Of course, this does not mean that someone with a vast amount of experience trying cases would not be qualified to be a judge. Trying several cases to judges and juries shows that an attorney knows how to work a courtroom and understands the procedures of trying a case. Trying cases is an additional qualification that a lawyer can and should have in order to be a trial court judge, but it appears that it should not be the primary experience that should be used to evaluate judicial candidates.

Because the purpose of this article is to encourage discussion of judicial qualifications, I have not included any examples of judicial conduct that are in any way negative. Attacking the judiciary would not only undermine the intent and spirit of this article, but it would simply serve no purpose. Every lawyer has seen judicial rulings about which they approve and disapprove. It is hoped that the readers of this article will think about whether the trial experience of the judge contributed to rulings about which the reader agreed or disagreed, and consider whether the primary thesis of this article—that trial experience is less important in selecting a judge than is knowledge of and ability to apply the law—holds water.
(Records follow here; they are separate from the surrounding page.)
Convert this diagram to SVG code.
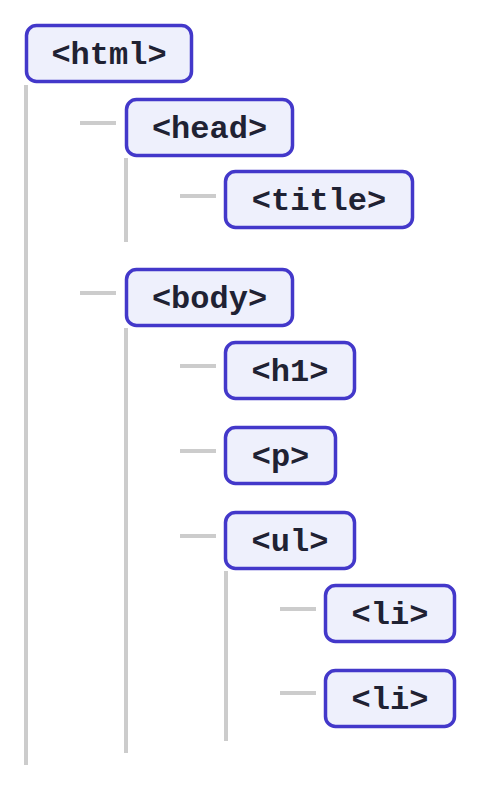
<svg xmlns="http://www.w3.org/2000/svg" width="481" height="789" viewBox="0 0 481 789">
<style>
.box{fill:#eef0fc;stroke:#4338ca;stroke-width:3.5}
.lbl{font-family:"Liberation Mono","Courier New",monospace;font-weight:bold;font-size:32px;fill:#1f2233;text-anchor:middle}
.ln{stroke:#cccccc;stroke-width:4;fill:none}
</style>
<rect width="481" height="789" fill="#ffffff"/>
<g id="connectors">
<line class="ln" x1="26" y1="85" x2="26" y2="765"/>
<line class="ln" x1="126" y1="158" x2="126" y2="242"/>
<line class="ln" x1="126" y1="328" x2="126" y2="753"/>
<line class="ln" x1="226" y1="571" x2="226" y2="741"/>
<line class="ln" x1="80" y1="123" x2="116" y2="123"/>
<line class="ln" x1="180" y1="196" x2="216" y2="196"/>
<line class="ln" x1="80" y1="293" x2="116" y2="293"/>
<line class="ln" x1="180" y1="366" x2="216" y2="366"/>
<line class="ln" x1="180" y1="451" x2="216" y2="451"/>
<line class="ln" x1="180" y1="536" x2="216" y2="536"/>
<line class="ln" x1="280" y1="609" x2="316" y2="609"/>
<line class="ln" x1="280" y1="693" x2="316" y2="693"/>
</g>
<g id="n-html"><rect class="box" x="26.5" y="25.5" width="165" height="56" rx="10"/><text class="lbl" x="109" y="64">&lt;html&gt;</text></g>
<g id="n-head"><rect class="box" x="126.5" y="99.5" width="166" height="56" rx="10"/><text class="lbl" x="209.5" y="138">&lt;head&gt;</text></g>
<g id="n-title"><rect class="box" x="225.5" y="171.5" width="187" height="56" rx="10"/><text class="lbl" x="319" y="210">&lt;title&gt;</text></g>
<g id="n-body"><rect class="box" x="126.5" y="269.5" width="166" height="56" rx="10"/><text class="lbl" x="209.5" y="308">&lt;body&gt;</text></g>
<g id="n-h1"><rect class="box" x="225.5" y="342.5" width="129" height="56" rx="10"/><text class="lbl" x="290" y="381">&lt;h1&gt;</text></g>
<g id="n-p"><rect class="box" x="225.5" y="427.5" width="110" height="56" rx="10"/><text class="lbl" x="280.5" y="466">&lt;p&gt;</text></g>
<g id="n-ul"><rect class="box" x="225.5" y="512.5" width="129" height="56" rx="10"/><text class="lbl" x="290" y="551">&lt;ul&gt;</text></g>
<g id="n-li1"><rect class="box" x="325.5" y="585.5" width="129" height="56" rx="10"/><text class="lbl" x="390" y="624">&lt;li&gt;</text></g>
<g id="n-li2"><rect class="box" x="325.5" y="670.5" width="129" height="56" rx="10"/><text class="lbl" x="390" y="709">&lt;li&gt;</text></g>
</svg>
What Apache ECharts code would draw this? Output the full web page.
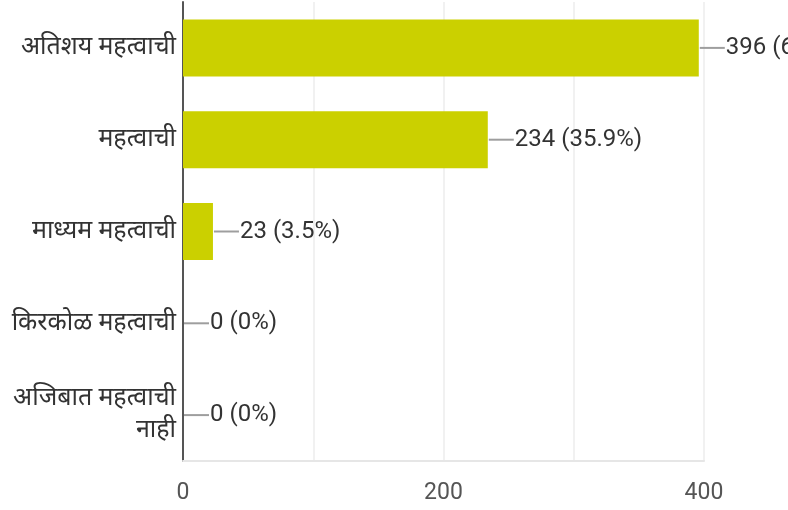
<!DOCTYPE html>
<html>
<head>
<meta charset="utf-8">
<script src="https://cdn.jsdelivr.net/npm/echarts@6/dist/echarts.min.js"></script>
<style>
html,body{margin:0;padding:0;background:#fff;}
#chart{width:788px;height:510px;}
</style>
</head>
<body>
<div id="chart"></div>
<script>
const categories = ['अतिशय महत्वाची', 'महत्वाची', 'माध्यम महत्वाची', 'किरकोळ महत्वाची', 'अजिबात महत्वाची\nनाही'];
const values = [396, 234, 23, 0, 0];
const percents = ['60.7%', '35.9%', '3.5%', '0%', '0%'];
const xTicks = [0, 200, 400];

const chart = echarts.init(document.getElementById('chart'));
const font = 'Roboto, "Noto Sans", sans-serif';
chart.setOption({
  animation: false,
  grid: {left: 183, right: 84, top: 2, bottom: 49, containLabel: false},
  xAxis: {
    type: 'value', min: 0, max: 400, interval: 100,
    axisLine: {show: true, lineStyle: {color: '#e6e6e6', width: 2}},
    axisTick: {show: false},
    splitLine: {show: true, lineStyle: {color: '#ececec', width: 1.5}},
    axisLabel: {
      margin: 21, fontSize: 23, color: '#555', fontFamily: font,
      formatter: v => xTicks.indexOf(v) >= 0 ? String(v) : ''
    }
  },
  yAxis: {
    type: 'category', data: categories, inverse: true,
    axisLine: {show: true, lineStyle: {color: '#555', width: 2}},
    axisTick: {show: false},
    splitLine: {show: false},
    axisLabel: {margin: 7, fontSize: 25, color: '#333', fontFamily: font, lineHeight: 32, align: 'right'}
  },
  series: [{
    type: 'bar',
    data: values,
    barWidth: 57,
    itemStyle: {color: '#cbd000'},
    label: {
      show: true, position: 'right', distance: 1,
      fontSize: 24, color: '#333', fontFamily: font,
      formatter: p => '{ln|}{t|' + p.value + ' (' + percents[p.dataIndex] + ')}',
      rich: {
        ln: {width: 25, height: 2, backgroundColor: '#9e9e9e', verticalAlign: 'middle'},
        t: {fontSize: 24, color: '#333', fontFamily: font, padding: [0, 0, 0, 1]}
      }
    }
  }]
});
</script>
</body>
</html>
Trials are a vital part of our judicial system, and the ability of a party to insist on a trial for their case is a right that is woven into the fabric of our society. Without the right to a trial, the rule of law would be little more than a mere suggestion. But while the right to a trial is vital, that has little bearing on the topic at hand, which is whether trying a substantial number of cases imparts the necessary experience to be a judge. The purpose of this article is to spur discussion about what people believe are the most important qualifications for someone to become a judge. The power of the judiciary is an awesome one that should be wielded only by the most qualified of attorneys. This argument is the opinion of just one person, and a discussion needs to constantly be had on what the best qualifications are for the bench.

With that in mind, let the debate begin.